**What is being asked**: Look below. Copy each line that has "this" in it.

**Provided records**:
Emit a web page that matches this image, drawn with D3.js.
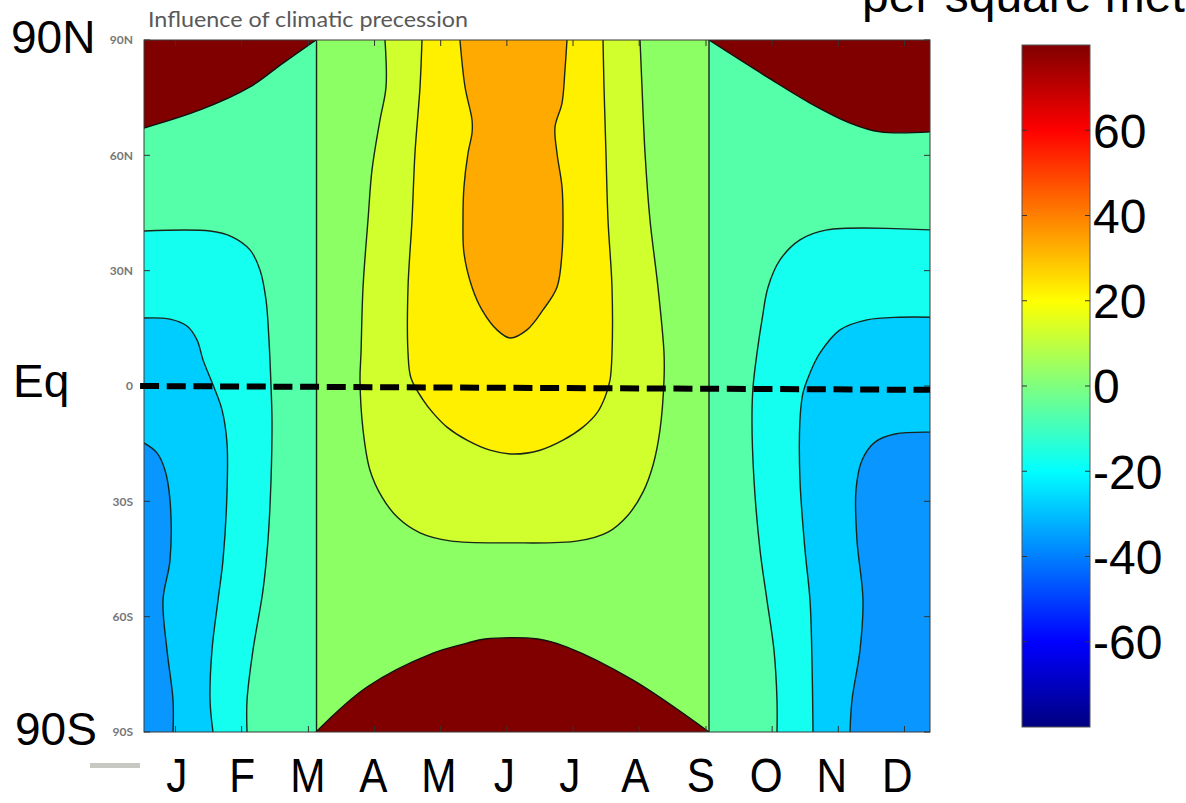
...
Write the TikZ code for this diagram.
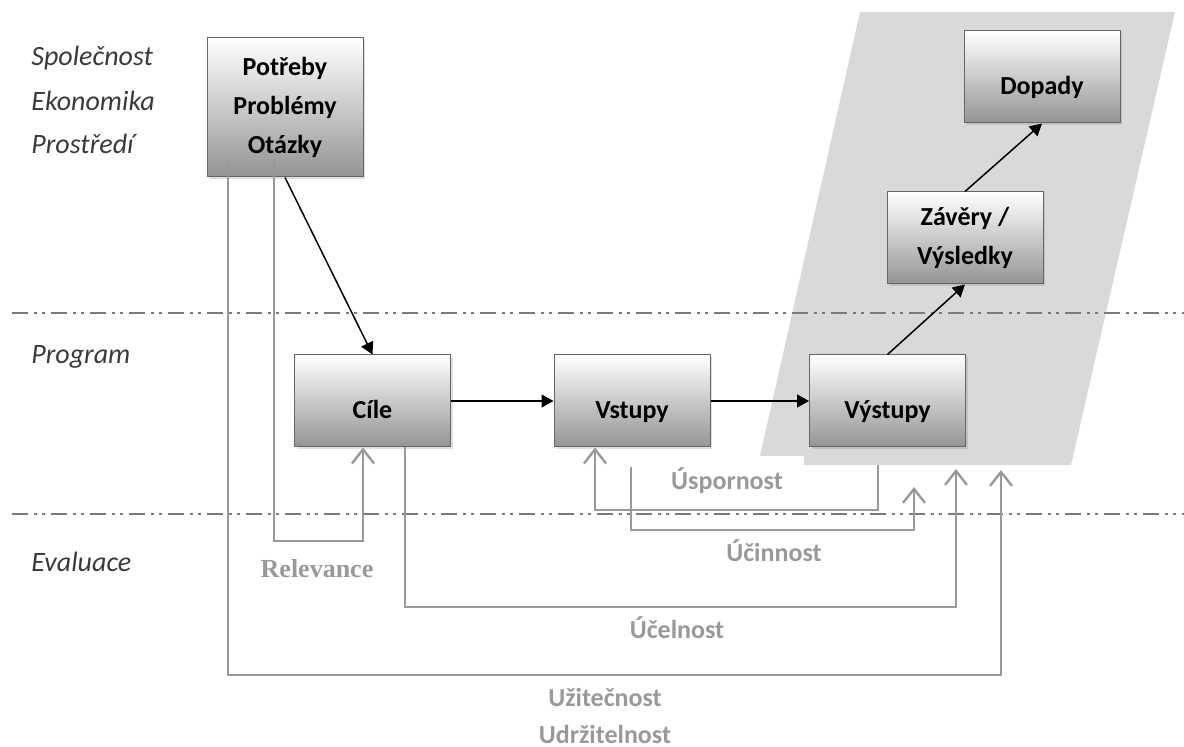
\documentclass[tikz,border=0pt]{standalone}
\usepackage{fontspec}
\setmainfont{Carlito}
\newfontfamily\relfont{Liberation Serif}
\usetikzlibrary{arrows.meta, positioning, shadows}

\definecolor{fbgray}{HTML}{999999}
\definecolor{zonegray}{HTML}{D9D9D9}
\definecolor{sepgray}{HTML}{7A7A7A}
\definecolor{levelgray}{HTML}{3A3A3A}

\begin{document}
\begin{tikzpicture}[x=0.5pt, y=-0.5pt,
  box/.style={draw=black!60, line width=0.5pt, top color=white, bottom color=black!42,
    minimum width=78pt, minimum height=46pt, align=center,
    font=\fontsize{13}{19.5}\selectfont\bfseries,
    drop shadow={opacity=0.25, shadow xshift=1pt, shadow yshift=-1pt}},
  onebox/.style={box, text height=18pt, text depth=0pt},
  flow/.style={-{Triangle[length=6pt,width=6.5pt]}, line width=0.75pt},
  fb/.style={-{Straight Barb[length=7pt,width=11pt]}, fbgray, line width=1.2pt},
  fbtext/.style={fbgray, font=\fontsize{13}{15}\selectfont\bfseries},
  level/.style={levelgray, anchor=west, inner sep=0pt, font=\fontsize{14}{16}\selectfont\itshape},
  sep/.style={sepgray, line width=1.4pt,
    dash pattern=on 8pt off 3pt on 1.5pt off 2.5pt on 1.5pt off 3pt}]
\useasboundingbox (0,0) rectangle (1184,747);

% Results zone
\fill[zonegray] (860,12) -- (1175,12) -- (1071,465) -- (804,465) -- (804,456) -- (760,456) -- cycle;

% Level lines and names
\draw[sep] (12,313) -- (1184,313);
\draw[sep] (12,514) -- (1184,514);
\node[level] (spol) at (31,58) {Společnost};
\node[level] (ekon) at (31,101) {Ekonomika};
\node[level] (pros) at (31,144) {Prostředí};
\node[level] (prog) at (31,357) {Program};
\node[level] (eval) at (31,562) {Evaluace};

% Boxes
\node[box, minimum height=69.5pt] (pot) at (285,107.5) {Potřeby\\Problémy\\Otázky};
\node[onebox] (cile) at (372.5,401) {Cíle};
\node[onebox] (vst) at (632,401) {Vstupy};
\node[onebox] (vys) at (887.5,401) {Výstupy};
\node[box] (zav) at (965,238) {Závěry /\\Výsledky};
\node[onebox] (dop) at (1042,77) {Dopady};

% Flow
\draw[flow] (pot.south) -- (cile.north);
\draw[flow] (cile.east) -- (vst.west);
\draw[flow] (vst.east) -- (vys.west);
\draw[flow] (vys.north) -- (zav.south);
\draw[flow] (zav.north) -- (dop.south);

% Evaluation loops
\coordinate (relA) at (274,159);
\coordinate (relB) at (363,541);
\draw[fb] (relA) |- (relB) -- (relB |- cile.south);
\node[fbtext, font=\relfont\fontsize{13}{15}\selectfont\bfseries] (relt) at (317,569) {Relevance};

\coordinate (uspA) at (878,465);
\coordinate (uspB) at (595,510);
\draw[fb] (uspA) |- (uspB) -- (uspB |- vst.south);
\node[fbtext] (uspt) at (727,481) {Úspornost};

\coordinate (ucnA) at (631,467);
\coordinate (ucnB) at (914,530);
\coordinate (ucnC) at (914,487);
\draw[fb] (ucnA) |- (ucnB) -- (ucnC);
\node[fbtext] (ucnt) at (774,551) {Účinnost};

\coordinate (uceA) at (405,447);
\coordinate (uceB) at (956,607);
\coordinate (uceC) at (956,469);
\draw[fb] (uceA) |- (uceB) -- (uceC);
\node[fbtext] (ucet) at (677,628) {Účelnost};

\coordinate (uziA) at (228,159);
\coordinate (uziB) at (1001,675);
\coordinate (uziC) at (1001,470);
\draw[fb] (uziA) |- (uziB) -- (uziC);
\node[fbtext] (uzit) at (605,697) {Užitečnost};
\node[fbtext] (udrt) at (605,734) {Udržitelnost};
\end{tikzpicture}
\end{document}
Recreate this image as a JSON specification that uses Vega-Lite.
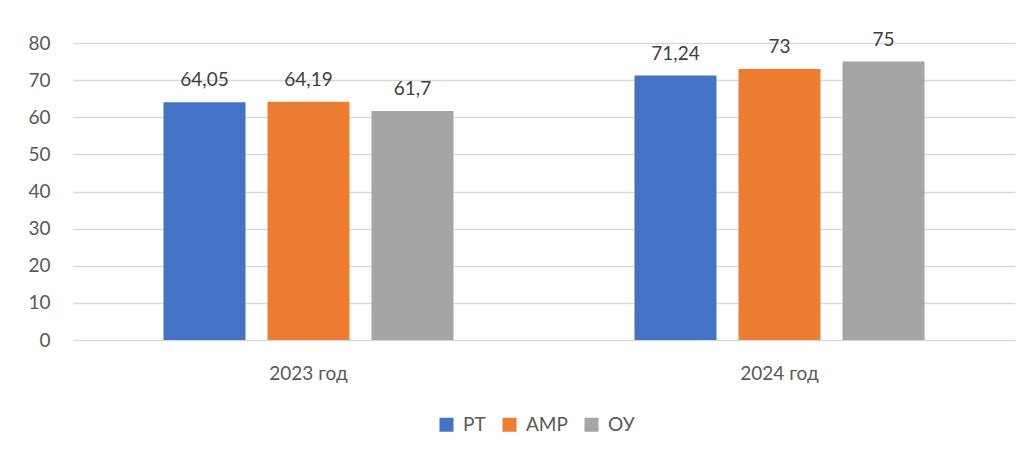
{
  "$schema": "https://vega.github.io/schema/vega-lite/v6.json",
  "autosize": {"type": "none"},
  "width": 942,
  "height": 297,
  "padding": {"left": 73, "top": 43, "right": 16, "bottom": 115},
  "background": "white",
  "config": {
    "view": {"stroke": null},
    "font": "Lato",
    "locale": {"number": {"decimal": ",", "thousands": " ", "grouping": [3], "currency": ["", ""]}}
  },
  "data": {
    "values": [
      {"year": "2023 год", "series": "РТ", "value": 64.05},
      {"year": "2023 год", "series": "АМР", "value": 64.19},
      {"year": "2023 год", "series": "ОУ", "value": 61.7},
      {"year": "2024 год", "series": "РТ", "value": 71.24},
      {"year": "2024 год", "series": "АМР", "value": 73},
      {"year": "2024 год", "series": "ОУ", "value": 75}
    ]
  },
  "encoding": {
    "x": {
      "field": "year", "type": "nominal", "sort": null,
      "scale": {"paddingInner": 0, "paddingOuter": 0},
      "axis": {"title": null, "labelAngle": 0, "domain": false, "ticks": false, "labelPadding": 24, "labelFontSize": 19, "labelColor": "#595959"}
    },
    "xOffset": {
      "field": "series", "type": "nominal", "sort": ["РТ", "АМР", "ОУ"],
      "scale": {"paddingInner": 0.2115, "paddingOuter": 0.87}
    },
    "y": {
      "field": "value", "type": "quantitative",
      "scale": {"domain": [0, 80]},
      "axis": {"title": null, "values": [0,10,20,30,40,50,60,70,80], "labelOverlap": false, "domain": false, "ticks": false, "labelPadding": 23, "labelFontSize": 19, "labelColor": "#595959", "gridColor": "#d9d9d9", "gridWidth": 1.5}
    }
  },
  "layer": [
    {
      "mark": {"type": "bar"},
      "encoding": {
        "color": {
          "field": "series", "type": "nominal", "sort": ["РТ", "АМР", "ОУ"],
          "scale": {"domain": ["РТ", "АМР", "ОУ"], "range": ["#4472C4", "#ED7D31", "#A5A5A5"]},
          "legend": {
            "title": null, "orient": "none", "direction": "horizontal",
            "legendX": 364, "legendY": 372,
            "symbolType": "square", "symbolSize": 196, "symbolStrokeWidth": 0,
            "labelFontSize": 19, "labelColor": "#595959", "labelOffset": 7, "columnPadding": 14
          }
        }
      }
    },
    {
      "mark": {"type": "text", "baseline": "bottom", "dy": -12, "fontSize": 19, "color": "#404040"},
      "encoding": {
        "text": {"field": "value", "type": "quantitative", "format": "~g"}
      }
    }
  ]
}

**Response to the task**:
Emit a web page that matches this image, drawn with D3.js.
Write the TikZ code for this diagram.
Recreate this image as a JSON specification that uses Vega-Lite.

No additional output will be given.